╭──

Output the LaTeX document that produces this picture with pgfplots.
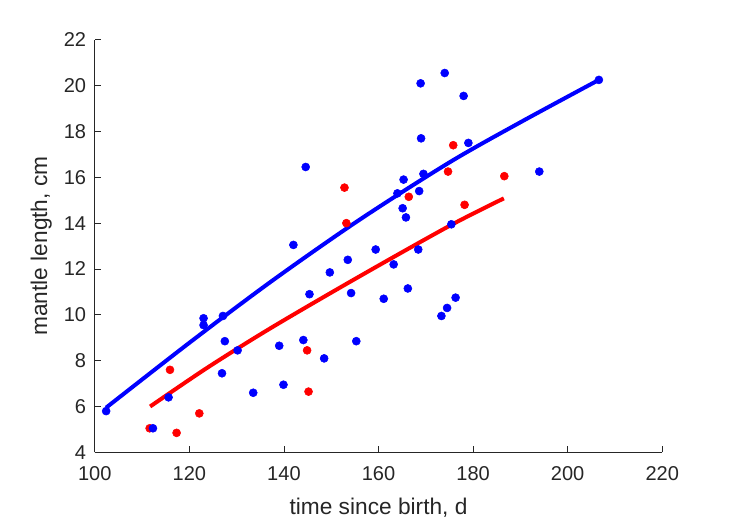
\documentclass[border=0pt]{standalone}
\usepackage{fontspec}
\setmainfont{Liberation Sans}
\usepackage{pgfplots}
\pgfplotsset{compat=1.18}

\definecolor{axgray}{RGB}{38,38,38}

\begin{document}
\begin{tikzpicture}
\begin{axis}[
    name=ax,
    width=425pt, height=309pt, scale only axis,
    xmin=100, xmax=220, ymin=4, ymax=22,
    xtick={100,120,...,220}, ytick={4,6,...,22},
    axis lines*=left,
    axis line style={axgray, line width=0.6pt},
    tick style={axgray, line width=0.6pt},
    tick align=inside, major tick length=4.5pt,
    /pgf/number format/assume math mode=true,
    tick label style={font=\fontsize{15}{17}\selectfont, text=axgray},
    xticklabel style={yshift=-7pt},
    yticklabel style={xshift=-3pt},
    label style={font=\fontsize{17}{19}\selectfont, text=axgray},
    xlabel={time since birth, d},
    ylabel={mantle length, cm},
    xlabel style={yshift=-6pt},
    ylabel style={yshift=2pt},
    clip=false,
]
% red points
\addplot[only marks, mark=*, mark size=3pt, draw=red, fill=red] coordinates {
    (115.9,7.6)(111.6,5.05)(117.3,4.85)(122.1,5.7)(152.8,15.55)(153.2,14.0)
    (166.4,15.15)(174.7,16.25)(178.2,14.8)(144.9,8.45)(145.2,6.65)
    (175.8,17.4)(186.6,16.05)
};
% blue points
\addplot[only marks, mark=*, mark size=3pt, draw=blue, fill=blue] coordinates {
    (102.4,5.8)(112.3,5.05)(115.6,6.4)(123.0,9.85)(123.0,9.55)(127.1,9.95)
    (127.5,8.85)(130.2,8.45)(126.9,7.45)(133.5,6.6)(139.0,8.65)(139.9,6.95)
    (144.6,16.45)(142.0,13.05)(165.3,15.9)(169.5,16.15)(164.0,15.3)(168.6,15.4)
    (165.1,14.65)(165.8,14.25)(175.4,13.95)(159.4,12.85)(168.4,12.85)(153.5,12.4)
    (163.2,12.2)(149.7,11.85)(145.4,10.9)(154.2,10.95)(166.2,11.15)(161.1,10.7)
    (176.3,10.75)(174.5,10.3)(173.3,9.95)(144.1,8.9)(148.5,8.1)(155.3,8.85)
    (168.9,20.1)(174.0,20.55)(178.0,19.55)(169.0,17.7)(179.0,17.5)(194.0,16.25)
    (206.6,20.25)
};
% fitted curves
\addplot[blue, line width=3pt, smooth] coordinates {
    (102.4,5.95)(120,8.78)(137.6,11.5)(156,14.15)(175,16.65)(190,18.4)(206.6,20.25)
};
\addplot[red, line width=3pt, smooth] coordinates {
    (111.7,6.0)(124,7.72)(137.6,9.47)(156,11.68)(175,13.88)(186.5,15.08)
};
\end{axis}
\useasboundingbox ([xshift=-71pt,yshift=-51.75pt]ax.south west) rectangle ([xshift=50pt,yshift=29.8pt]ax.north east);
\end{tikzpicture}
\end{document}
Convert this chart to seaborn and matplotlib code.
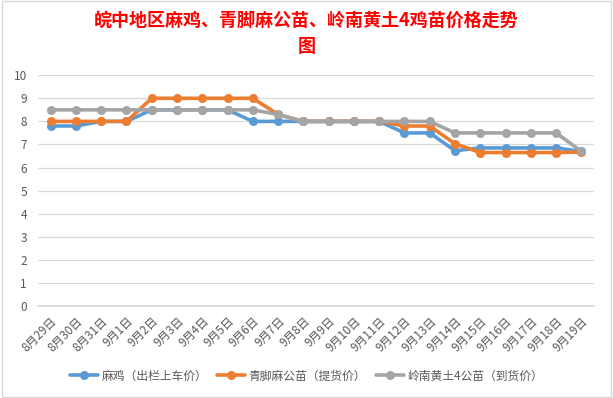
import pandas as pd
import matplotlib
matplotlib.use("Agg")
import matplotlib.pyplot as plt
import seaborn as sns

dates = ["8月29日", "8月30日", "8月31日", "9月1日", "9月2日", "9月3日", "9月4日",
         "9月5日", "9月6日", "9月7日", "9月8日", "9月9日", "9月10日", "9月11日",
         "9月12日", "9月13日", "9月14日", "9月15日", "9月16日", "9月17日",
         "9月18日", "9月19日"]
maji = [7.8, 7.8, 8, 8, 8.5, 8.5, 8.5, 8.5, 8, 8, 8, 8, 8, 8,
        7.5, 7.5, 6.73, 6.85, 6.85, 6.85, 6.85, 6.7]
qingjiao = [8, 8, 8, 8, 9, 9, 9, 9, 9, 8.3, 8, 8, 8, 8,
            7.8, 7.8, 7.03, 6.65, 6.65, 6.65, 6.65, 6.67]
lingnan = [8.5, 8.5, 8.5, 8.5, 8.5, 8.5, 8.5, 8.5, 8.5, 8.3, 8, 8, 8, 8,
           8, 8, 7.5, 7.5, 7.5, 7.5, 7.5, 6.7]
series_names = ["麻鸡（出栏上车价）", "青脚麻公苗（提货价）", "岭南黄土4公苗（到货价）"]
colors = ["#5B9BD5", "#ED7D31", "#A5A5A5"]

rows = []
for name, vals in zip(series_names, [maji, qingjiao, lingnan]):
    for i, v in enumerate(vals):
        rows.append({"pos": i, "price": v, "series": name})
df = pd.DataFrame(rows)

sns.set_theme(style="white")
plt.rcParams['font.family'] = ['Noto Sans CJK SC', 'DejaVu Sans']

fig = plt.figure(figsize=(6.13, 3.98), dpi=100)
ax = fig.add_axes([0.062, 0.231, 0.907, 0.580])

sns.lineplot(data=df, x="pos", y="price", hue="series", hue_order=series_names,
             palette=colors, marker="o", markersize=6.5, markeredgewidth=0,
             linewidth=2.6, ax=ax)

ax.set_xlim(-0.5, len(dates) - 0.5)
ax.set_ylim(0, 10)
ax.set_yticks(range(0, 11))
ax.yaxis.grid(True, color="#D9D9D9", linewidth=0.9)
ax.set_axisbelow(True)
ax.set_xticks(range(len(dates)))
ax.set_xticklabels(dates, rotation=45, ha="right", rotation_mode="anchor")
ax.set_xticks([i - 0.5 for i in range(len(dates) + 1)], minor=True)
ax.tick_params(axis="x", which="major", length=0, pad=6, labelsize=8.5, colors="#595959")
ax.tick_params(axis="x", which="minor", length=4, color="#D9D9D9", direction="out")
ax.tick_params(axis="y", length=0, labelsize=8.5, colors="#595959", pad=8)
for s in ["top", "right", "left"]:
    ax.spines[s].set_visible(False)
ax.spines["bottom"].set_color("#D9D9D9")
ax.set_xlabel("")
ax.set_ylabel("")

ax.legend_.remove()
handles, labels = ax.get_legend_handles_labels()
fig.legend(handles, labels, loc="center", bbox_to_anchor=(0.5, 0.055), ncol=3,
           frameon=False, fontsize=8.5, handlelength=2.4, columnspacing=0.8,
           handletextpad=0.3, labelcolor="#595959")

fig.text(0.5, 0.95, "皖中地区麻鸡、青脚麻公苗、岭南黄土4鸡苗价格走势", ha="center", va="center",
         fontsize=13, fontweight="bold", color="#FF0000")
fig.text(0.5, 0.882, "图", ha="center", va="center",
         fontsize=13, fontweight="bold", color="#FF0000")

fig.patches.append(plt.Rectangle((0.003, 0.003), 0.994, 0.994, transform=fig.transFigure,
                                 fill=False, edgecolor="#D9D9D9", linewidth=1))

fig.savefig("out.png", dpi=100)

╰──

**WRITTEN INSTRUCTION**.
Set down the lines of the records above exactly, apart from the pictures.

**RESULT OF THE TASK**.
Output the LaTeX document that produces this picture with pgfplots.
\documentclass[border=0pt]{standalone}
\usepackage{fontspec}
\setmainfont{Liberation Sans}
\usepackage{pgfplots}
\pgfplotsset{compat=1.18}

\definecolor{axgray}{RGB}{38,38,38}

\begin{document}
\begin{tikzpicture}
\begin{axis}[
    name=ax,
    width=425pt, height=309pt, scale only axis,
    xmin=100, xmax=220, ymin=4, ymax=22,
    xtick={100,120,...,220}, ytick={4,6,...,22},
    axis lines*=left,
    axis line style={axgray, line width=0.6pt},
    tick style={axgray, line width=0.6pt},
    tick align=inside, major tick length=4.5pt,
    /pgf/number format/assume math mode=true,
    tick label style={font=\fontsize{15}{17}\selectfont, text=axgray},
    xticklabel style={yshift=-7pt},
    yticklabel style={xshift=-3pt},
    label style={font=\fontsize{17}{19}\selectfont, text=axgray},
    xlabel={time since birth, d},
    ylabel={mantle length, cm},
    xlabel style={yshift=-6pt},
    ylabel style={yshift=2pt},
    clip=false,
]
% red points
\addplot[only marks, mark=*, mark size=3pt, draw=red, fill=red] coordinates {
    (115.9,7.6)(111.6,5.05)(117.3,4.85)(122.1,5.7)(152.8,15.55)(153.2,14.0)
    (166.4,15.15)(174.7,16.25)(178.2,14.8)(144.9,8.45)(145.2,6.65)
    (175.8,17.4)(186.6,16.05)
};
% blue points
\addplot[only marks, mark=*, mark size=3pt, draw=blue, fill=blue] coordinates {
    (102.4,5.8)(112.3,5.05)(115.6,6.4)(123.0,9.85)(123.0,9.55)(127.1,9.95)
    (127.5,8.85)(130.2,8.45)(126.9,7.45)(133.5,6.6)(139.0,8.65)(139.9,6.95)
    (144.6,16.45)(142.0,13.05)(165.3,15.9)(169.5,16.15)(164.0,15.3)(168.6,15.4)
    (165.1,14.65)(165.8,14.25)(175.4,13.95)(159.4,12.85)(168.4,12.85)(153.5,12.4)
    (163.2,12.2)(149.7,11.85)(145.4,10.9)(154.2,10.95)(166.2,11.15)(161.1,10.7)
    (176.3,10.75)(174.5,10.3)(173.3,9.95)(144.1,8.9)(148.5,8.1)(155.3,8.85)
    (168.9,20.1)(174.0,20.55)(178.0,19.55)(169.0,17.7)(179.0,17.5)(194.0,16.25)
    (206.6,20.25)
};
% fitted curves
\addplot[blue, line width=3pt, smooth] coordinates {
    (102.4,5.95)(120,8.78)(137.6,11.5)(156,14.15)(175,16.65)(190,18.4)(206.6,20.25)
};
\addplot[red, line width=3pt, smooth] coordinates {
    (111.7,6.0)(124,7.72)(137.6,9.47)(156,11.68)(175,13.88)(186.5,15.08)
};
\end{axis}
\useasboundingbox ([xshift=-71pt,yshift=-51.75pt]ax.south west) rectangle ([xshift=50pt,yshift=29.8pt]ax.north east);
\end{tikzpicture}
\end{document}
Convert this chart to seaborn and matplotlib code.
import pandas as pd
import matplotlib
matplotlib.use("Agg")
import matplotlib.pyplot as plt
import seaborn as sns

dates = ["8月29日", "8月30日", "8月31日", "9月1日", "9月2日", "9月3日", "9月4日",
         "9月5日", "9月6日", "9月7日", "9月8日", "9月9日", "9月10日", "9月11日",
         "9月12日", "9月13日", "9月14日", "9月15日", "9月16日", "9月17日",
         "9月18日", "9月19日"]
maji = [7.8, 7.8, 8, 8, 8.5, 8.5, 8.5, 8.5, 8, 8, 8, 8, 8, 8,
        7.5, 7.5, 6.73, 6.85, 6.85, 6.85, 6.85, 6.7]
qingjiao = [8, 8, 8, 8, 9, 9, 9, 9, 9, 8.3, 8, 8, 8, 8,
            7.8, 7.8, 7.03, 6.65, 6.65, 6.65, 6.65, 6.67]
lingnan = [8.5, 8.5, 8.5, 8.5, 8.5, 8.5, 8.5, 8.5, 8.5, 8.3, 8, 8, 8, 8,
           8, 8, 7.5, 7.5, 7.5, 7.5, 7.5, 6.7]
series_names = ["麻鸡（出栏上车价）", "青脚麻公苗（提货价）", "岭南黄土4公苗（到货价）"]
colors = ["#5B9BD5", "#ED7D31", "#A5A5A5"]

rows = []
for name, vals in zip(series_names, [maji, qingjiao, lingnan]):
    for i, v in enumerate(vals):
        rows.append({"pos": i, "price": v, "series": name})
df = pd.DataFrame(rows)

sns.set_theme(style="white")
plt.rcParams['font.family'] = ['Noto Sans CJK SC', 'DejaVu Sans']

fig = plt.figure(figsize=(6.13, 3.98), dpi=100)
ax = fig.add_axes([0.062, 0.231, 0.907, 0.580])

sns.lineplot(data=df, x="pos", y="price", hue="series", hue_order=series_names,
             palette=colors, marker="o", markersize=6.5, markeredgewidth=0,
             linewidth=2.6, ax=ax)

ax.set_xlim(-0.5, len(dates) - 0.5)
ax.set_ylim(0, 10)
ax.set_yticks(range(0, 11))
ax.yaxis.grid(True, color="#D9D9D9", linewidth=0.9)
ax.set_axisbelow(True)
ax.set_xticks(range(len(dates)))
ax.set_xticklabels(dates, rotation=45, ha="right", rotation_mode="anchor")
ax.set_xticks([i - 0.5 for i in range(len(dates) + 1)], minor=True)
ax.tick_params(axis="x", which="major", length=0, pad=6, labelsize=8.5, colors="#595959")
ax.tick_params(axis="x", which="minor", length=4, color="#D9D9D9", direction="out")
ax.tick_params(axis="y", length=0, labelsize=8.5, colors="#595959", pad=8)
for s in ["top", "right", "left"]:
    ax.spines[s].set_visible(False)
ax.spines["bottom"].set_color("#D9D9D9")
ax.set_xlabel("")
ax.set_ylabel("")

ax.legend_.remove()
handles, labels = ax.get_legend_handles_labels()
fig.legend(handles, labels, loc="center", bbox_to_anchor=(0.5, 0.055), ncol=3,
           frameon=False, fontsize=8.5, handlelength=2.4, columnspacing=0.8,
           handletextpad=0.3, labelcolor="#595959")

fig.text(0.5, 0.95, "皖中地区麻鸡、青脚麻公苗、岭南黄土4鸡苗价格走势", ha="center", va="center",
         fontsize=13, fontweight="bold", color="#FF0000")
fig.text(0.5, 0.882, "图", ha="center", va="center",
         fontsize=13, fontweight="bold", color="#FF0000")

fig.patches.append(plt.Rectangle((0.003, 0.003), 0.994, 0.994, transform=fig.transFigure,
                                 fill=False, edgecolor="#D9D9D9", linewidth=1))

fig.savefig("out.png", dpi=100)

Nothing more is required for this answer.